Unverzichtbarer Bestandteil der Reform muß darüber hinaus eine dauerhafte und ausreichende Finanzierung der Instandhaltungskosten der Krankenhäuser sein. Die Krankenhäuser haben seit 1993 mit Ausnahme von Bayern dafür keine Mittel mehr erhalten. Der Nachholbedarf beläuft sich zur Zeit auf mindestens 3,5 Milliarden DM. Die Regierungskoalition hat zur Lösung dieses Problems ihre Bereitschaft erklärt. Dies wird dankbar anerkannt. Die dazu im Referentenentwurf vorgesehene Regelung muß den Krankenhäusern einen dauerhaften Finanzierungsanspruch einräumen.
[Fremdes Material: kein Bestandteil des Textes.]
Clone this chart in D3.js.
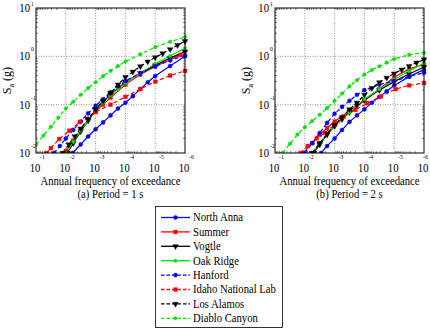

Die kommunalen Spitzenverbände weisen zu § 108 a SGB V (Krankenhausgesellschaften) darauf hin, daß den bisherigen verbandlichen Strukturen auf Bundes- und Landesebene Rechnung zu tragen ist. Sowohl der Deutschen Krankenhausgesellschaft als auch den Landeskrankenhausgesellschaften müssen daher die Bundes- bzw. Landesverbände der Krankenhausträger angehören.